— OBJECTIVE —
Quote the data below in full, minus the images.

— DATASET SECTION —

● ● ● ●

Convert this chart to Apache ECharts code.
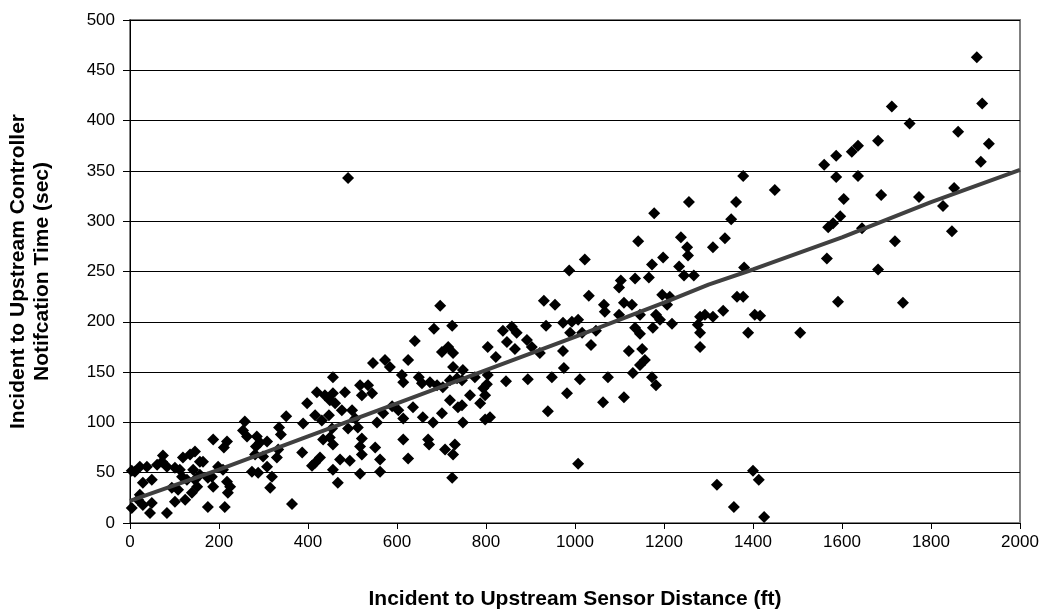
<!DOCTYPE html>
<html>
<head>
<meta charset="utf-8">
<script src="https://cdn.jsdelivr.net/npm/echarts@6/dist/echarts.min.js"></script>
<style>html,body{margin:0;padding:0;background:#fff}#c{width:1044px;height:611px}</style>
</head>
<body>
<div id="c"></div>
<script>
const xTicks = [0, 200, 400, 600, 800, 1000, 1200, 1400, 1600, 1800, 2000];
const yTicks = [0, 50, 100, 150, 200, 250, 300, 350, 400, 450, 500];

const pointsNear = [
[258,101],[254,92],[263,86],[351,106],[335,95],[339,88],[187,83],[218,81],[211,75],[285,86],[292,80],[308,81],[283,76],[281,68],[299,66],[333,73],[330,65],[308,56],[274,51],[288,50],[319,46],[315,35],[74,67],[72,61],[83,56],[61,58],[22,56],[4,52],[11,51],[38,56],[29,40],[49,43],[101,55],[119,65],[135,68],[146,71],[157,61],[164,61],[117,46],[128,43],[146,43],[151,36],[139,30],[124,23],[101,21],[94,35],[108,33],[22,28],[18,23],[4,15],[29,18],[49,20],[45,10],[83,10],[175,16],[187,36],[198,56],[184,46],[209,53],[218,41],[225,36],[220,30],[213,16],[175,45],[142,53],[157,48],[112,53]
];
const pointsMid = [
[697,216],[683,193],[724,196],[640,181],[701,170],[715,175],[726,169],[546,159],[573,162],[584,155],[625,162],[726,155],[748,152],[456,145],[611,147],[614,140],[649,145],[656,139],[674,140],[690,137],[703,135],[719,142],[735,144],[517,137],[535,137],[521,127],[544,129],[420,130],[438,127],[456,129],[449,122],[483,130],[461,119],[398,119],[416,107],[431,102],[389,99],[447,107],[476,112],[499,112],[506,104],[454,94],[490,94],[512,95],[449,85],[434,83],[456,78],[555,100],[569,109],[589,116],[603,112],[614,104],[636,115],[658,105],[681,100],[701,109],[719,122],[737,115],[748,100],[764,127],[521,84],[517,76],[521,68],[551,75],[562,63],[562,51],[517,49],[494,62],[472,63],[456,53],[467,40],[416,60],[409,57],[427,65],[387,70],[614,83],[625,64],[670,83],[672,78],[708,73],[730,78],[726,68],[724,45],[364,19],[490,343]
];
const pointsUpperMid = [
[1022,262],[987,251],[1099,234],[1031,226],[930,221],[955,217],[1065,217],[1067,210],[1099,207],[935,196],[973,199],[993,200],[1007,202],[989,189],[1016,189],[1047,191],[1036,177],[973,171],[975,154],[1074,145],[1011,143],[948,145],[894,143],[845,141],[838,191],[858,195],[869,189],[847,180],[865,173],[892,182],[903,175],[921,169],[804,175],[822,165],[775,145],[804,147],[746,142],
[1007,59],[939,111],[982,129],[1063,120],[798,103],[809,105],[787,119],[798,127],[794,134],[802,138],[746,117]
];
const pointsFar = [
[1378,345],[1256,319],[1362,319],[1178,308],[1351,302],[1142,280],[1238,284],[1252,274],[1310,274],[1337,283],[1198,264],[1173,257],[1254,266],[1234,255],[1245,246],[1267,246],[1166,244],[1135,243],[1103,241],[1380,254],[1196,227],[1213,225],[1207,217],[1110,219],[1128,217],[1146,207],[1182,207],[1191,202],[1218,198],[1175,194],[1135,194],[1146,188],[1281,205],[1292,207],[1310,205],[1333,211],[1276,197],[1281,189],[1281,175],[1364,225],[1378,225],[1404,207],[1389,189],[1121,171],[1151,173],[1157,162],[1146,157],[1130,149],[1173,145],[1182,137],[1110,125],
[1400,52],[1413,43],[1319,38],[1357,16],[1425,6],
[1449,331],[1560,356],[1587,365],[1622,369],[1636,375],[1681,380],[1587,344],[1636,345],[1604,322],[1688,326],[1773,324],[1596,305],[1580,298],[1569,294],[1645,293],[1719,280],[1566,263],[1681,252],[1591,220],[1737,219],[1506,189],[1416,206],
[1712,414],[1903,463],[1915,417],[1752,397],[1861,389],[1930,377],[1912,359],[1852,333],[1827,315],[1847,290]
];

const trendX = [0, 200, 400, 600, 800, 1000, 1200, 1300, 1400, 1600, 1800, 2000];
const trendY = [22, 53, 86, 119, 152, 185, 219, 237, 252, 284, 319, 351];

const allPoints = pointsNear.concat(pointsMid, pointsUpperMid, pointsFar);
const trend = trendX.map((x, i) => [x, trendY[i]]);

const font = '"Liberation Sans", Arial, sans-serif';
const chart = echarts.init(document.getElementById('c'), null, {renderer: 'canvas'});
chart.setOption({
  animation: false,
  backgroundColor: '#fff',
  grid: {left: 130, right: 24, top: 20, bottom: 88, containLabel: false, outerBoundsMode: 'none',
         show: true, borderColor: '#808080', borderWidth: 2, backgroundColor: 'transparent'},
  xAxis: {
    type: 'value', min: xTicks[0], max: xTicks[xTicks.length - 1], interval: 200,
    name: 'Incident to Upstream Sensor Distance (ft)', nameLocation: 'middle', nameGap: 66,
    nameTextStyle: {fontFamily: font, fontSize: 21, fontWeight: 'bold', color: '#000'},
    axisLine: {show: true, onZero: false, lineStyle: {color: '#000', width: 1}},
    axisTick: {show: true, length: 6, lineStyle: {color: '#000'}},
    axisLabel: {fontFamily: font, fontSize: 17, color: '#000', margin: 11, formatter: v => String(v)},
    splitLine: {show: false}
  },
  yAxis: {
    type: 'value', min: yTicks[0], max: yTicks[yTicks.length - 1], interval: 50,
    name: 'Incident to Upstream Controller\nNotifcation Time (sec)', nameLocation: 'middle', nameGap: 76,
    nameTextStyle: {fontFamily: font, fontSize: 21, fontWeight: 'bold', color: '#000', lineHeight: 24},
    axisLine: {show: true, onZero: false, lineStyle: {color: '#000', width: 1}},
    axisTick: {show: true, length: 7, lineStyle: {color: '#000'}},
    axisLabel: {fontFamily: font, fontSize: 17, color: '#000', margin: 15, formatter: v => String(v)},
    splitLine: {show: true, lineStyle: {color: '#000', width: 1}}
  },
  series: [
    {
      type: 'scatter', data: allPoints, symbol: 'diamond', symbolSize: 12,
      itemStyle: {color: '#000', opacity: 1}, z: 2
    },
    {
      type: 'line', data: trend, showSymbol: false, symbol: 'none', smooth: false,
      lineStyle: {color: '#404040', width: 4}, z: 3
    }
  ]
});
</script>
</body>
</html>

● ● ● ●

— CORRECT ANSWER —
Convert this chart to Apache ECharts code.
<!DOCTYPE html>
<html>
<head>
<meta charset="utf-8">
<script src="https://cdn.jsdelivr.net/npm/echarts@6/dist/echarts.min.js"></script>
<style>html,body{margin:0;padding:0;background:#fff}#c{width:1044px;height:611px}</style>
</head>
<body>
<div id="c"></div>
<script>
const xTicks = [0, 200, 400, 600, 800, 1000, 1200, 1400, 1600, 1800, 2000];
const yTicks = [0, 50, 100, 150, 200, 250, 300, 350, 400, 450, 500];

const pointsNear = [
[258,101],[254,92],[263,86],[351,106],[335,95],[339,88],[187,83],[218,81],[211,75],[285,86],[292,80],[308,81],[283,76],[281,68],[299,66],[333,73],[330,65],[308,56],[274,51],[288,50],[319,46],[315,35],[74,67],[72,61],[83,56],[61,58],[22,56],[4,52],[11,51],[38,56],[29,40],[49,43],[101,55],[119,65],[135,68],[146,71],[157,61],[164,61],[117,46],[128,43],[146,43],[151,36],[139,30],[124,23],[101,21],[94,35],[108,33],[22,28],[18,23],[4,15],[29,18],[49,20],[45,10],[83,10],[175,16],[187,36],[198,56],[184,46],[209,53],[218,41],[225,36],[220,30],[213,16],[175,45],[142,53],[157,48],[112,53]
];
const pointsMid = [
[697,216],[683,193],[724,196],[640,181],[701,170],[715,175],[726,169],[546,159],[573,162],[584,155],[625,162],[726,155],[748,152],[456,145],[611,147],[614,140],[649,145],[656,139],[674,140],[690,137],[703,135],[719,142],[735,144],[517,137],[535,137],[521,127],[544,129],[420,130],[438,127],[456,129],[449,122],[483,130],[461,119],[398,119],[416,107],[431,102],[389,99],[447,107],[476,112],[499,112],[506,104],[454,94],[490,94],[512,95],[449,85],[434,83],[456,78],[555,100],[569,109],[589,116],[603,112],[614,104],[636,115],[658,105],[681,100],[701,109],[719,122],[737,115],[748,100],[764,127],[521,84],[517,76],[521,68],[551,75],[562,63],[562,51],[517,49],[494,62],[472,63],[456,53],[467,40],[416,60],[409,57],[427,65],[387,70],[614,83],[625,64],[670,83],[672,78],[708,73],[730,78],[726,68],[724,45],[364,19],[490,343]
];
const pointsUpperMid = [
[1022,262],[987,251],[1099,234],[1031,226],[930,221],[955,217],[1065,217],[1067,210],[1099,207],[935,196],[973,199],[993,200],[1007,202],[989,189],[1016,189],[1047,191],[1036,177],[973,171],[975,154],[1074,145],[1011,143],[948,145],[894,143],[845,141],[838,191],[858,195],[869,189],[847,180],[865,173],[892,182],[903,175],[921,169],[804,175],[822,165],[775,145],[804,147],[746,142],
[1007,59],[939,111],[982,129],[1063,120],[798,103],[809,105],[787,119],[798,127],[794,134],[802,138],[746,117]
];
const pointsFar = [
[1378,345],[1256,319],[1362,319],[1178,308],[1351,302],[1142,280],[1238,284],[1252,274],[1310,274],[1337,283],[1198,264],[1173,257],[1254,266],[1234,255],[1245,246],[1267,246],[1166,244],[1135,243],[1103,241],[1380,254],[1196,227],[1213,225],[1207,217],[1110,219],[1128,217],[1146,207],[1182,207],[1191,202],[1218,198],[1175,194],[1135,194],[1146,188],[1281,205],[1292,207],[1310,205],[1333,211],[1276,197],[1281,189],[1281,175],[1364,225],[1378,225],[1404,207],[1389,189],[1121,171],[1151,173],[1157,162],[1146,157],[1130,149],[1173,145],[1182,137],[1110,125],
[1400,52],[1413,43],[1319,38],[1357,16],[1425,6],
[1449,331],[1560,356],[1587,365],[1622,369],[1636,375],[1681,380],[1587,344],[1636,345],[1604,322],[1688,326],[1773,324],[1596,305],[1580,298],[1569,294],[1645,293],[1719,280],[1566,263],[1681,252],[1591,220],[1737,219],[1506,189],[1416,206],
[1712,414],[1903,463],[1915,417],[1752,397],[1861,389],[1930,377],[1912,359],[1852,333],[1827,315],[1847,290]
];

const trendX = [0, 200, 400, 600, 800, 1000, 1200, 1300, 1400, 1600, 1800, 2000];
const trendY = [22, 53, 86, 119, 152, 185, 219, 237, 252, 284, 319, 351];

const allPoints = pointsNear.concat(pointsMid, pointsUpperMid, pointsFar);
const trend = trendX.map((x, i) => [x, trendY[i]]);

const font = '"Liberation Sans", Arial, sans-serif';
const chart = echarts.init(document.getElementById('c'), null, {renderer: 'canvas'});
chart.setOption({
  animation: false,
  backgroundColor: '#fff',
  grid: {left: 130, right: 24, top: 20, bottom: 88, containLabel: false, outerBoundsMode: 'none',
         show: true, borderColor: '#808080', borderWidth: 2, backgroundColor: 'transparent'},
  xAxis: {
    type: 'value', min: xTicks[0], max: xTicks[xTicks.length - 1], interval: 200,
    name: 'Incident to Upstream Sensor Distance (ft)', nameLocation: 'middle', nameGap: 66,
    nameTextStyle: {fontFamily: font, fontSize: 21, fontWeight: 'bold', color: '#000'},
    axisLine: {show: true, onZero: false, lineStyle: {color: '#000', width: 1}},
    axisTick: {show: true, length: 6, lineStyle: {color: '#000'}},
    axisLabel: {fontFamily: font, fontSize: 17, color: '#000', margin: 11, formatter: v => String(v)},
    splitLine: {show: false}
  },
  yAxis: {
    type: 'value', min: yTicks[0], max: yTicks[yTicks.length - 1], interval: 50,
    name: 'Incident to Upstream Controller\nNotifcation Time (sec)', nameLocation: 'middle', nameGap: 76,
    nameTextStyle: {fontFamily: font, fontSize: 21, fontWeight: 'bold', color: '#000', lineHeight: 24},
    axisLine: {show: true, onZero: false, lineStyle: {color: '#000', width: 1}},
    axisTick: {show: true, length: 7, lineStyle: {color: '#000'}},
    axisLabel: {fontFamily: font, fontSize: 17, color: '#000', margin: 15, formatter: v => String(v)},
    splitLine: {show: true, lineStyle: {color: '#000', width: 1}}
  },
  series: [
    {
      type: 'scatter', data: allPoints, symbol: 'diamond', symbolSize: 12,
      itemStyle: {color: '#000', opacity: 1}, z: 2
    },
    {
      type: 'line', data: trend, showSymbol: false, symbol: 'none', smooth: false,
      lineStyle: {color: '#404040', width: 4}, z: 3
    }
  ]
});
</script>
</body>
</html>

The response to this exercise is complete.